── Given information

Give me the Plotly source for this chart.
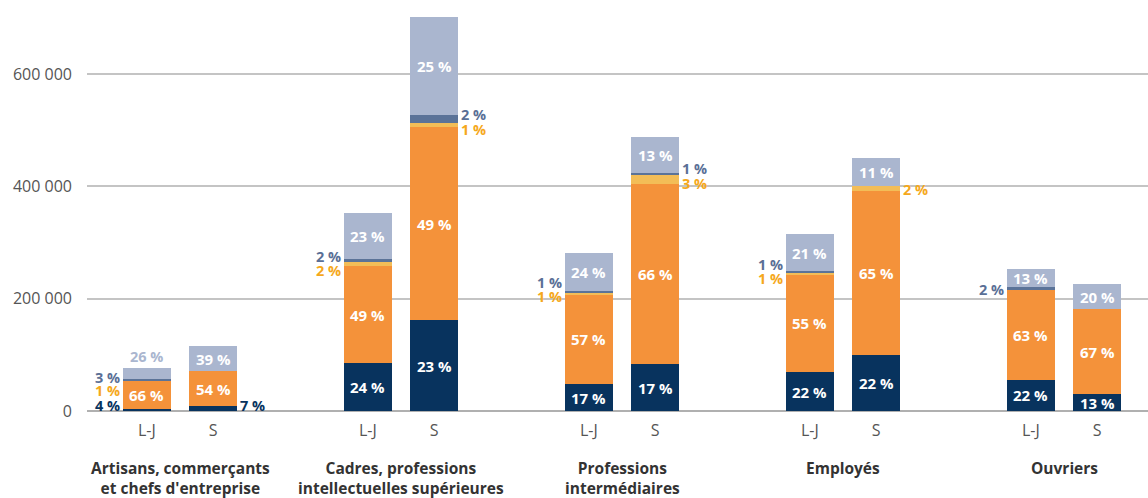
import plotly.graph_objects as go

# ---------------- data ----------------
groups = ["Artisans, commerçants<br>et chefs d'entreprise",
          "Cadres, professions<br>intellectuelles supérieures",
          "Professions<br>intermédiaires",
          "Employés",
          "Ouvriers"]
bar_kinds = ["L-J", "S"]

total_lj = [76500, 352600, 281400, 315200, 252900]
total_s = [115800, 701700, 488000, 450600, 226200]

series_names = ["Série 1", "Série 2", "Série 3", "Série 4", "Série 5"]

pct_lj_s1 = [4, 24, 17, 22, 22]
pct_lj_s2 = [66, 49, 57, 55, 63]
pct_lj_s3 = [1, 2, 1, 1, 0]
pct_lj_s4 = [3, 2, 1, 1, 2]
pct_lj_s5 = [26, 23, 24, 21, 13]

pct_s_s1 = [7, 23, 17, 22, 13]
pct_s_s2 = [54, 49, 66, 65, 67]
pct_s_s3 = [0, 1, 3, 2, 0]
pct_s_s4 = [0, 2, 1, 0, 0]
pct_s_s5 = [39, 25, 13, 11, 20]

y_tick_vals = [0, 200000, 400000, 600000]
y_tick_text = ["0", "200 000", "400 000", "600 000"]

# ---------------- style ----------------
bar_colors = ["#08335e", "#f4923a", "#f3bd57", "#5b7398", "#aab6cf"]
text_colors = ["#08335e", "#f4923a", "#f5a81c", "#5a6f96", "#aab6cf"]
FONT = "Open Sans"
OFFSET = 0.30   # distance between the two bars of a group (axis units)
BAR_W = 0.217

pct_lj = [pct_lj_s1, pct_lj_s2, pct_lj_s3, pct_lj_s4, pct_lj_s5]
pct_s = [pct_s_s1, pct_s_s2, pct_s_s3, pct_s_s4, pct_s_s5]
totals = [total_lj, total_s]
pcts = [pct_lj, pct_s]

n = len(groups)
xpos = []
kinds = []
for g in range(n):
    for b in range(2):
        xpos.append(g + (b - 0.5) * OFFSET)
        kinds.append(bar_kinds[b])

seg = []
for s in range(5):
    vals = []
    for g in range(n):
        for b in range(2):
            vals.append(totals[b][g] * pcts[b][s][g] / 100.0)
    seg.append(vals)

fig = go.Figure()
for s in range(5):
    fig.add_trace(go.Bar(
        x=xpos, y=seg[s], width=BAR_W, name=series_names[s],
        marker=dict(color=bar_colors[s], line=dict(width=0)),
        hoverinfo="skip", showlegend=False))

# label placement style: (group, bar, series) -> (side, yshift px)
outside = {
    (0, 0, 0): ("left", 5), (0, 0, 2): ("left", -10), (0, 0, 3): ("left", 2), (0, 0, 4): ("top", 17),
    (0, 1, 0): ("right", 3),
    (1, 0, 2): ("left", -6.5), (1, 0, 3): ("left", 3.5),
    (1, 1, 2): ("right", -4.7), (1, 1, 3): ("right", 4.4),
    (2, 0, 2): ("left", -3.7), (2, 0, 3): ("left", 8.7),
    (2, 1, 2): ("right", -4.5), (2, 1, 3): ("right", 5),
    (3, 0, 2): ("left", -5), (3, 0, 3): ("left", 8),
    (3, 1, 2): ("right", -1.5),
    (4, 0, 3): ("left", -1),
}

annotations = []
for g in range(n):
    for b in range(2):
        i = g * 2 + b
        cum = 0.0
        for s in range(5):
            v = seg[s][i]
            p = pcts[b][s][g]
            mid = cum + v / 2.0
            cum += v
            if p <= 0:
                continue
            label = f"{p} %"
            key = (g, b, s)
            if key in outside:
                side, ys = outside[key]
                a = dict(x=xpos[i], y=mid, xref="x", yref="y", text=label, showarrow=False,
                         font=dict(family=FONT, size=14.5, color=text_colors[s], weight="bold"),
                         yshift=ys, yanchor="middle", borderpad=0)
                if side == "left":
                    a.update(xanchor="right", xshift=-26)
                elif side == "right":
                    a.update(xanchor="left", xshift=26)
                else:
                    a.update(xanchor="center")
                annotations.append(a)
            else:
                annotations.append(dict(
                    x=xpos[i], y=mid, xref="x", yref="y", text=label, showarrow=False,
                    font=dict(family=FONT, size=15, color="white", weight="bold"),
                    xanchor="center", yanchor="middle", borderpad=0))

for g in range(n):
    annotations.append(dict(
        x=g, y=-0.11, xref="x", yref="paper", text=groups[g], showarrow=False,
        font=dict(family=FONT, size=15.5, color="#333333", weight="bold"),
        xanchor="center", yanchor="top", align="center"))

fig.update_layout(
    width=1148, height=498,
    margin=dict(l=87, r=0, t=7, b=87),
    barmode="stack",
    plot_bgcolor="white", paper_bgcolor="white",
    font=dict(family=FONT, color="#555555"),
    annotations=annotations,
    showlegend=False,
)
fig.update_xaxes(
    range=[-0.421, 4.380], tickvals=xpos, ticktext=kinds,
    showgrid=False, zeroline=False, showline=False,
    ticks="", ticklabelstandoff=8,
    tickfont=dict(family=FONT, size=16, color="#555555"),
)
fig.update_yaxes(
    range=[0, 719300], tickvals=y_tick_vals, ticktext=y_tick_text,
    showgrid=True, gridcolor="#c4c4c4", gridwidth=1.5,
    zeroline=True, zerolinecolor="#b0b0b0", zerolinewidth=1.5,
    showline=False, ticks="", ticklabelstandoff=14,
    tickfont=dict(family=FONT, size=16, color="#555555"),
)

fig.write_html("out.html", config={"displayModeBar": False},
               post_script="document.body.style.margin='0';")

────

:: Exercise ::
Copy exactly the lines running from the beginning of the listing through the line that has "total_s = [115800, 701700, 488000, 450600, 226200]". Drop the pictures.

:: Problem solution ::
Give me the Plotly source for this chart.
import plotly.graph_objects as go

# ---------------- data ----------------
groups = ["Artisans, commerçants<br>et chefs d'entreprise",
          "Cadres, professions<br>intellectuelles supérieures",
          "Professions<br>intermédiaires",
          "Employés",
          "Ouvriers"]
bar_kinds = ["L-J", "S"]

total_lj = [76500, 352600, 281400, 315200, 252900]
total_s = [115800, 701700, 488000, 450600, 226200]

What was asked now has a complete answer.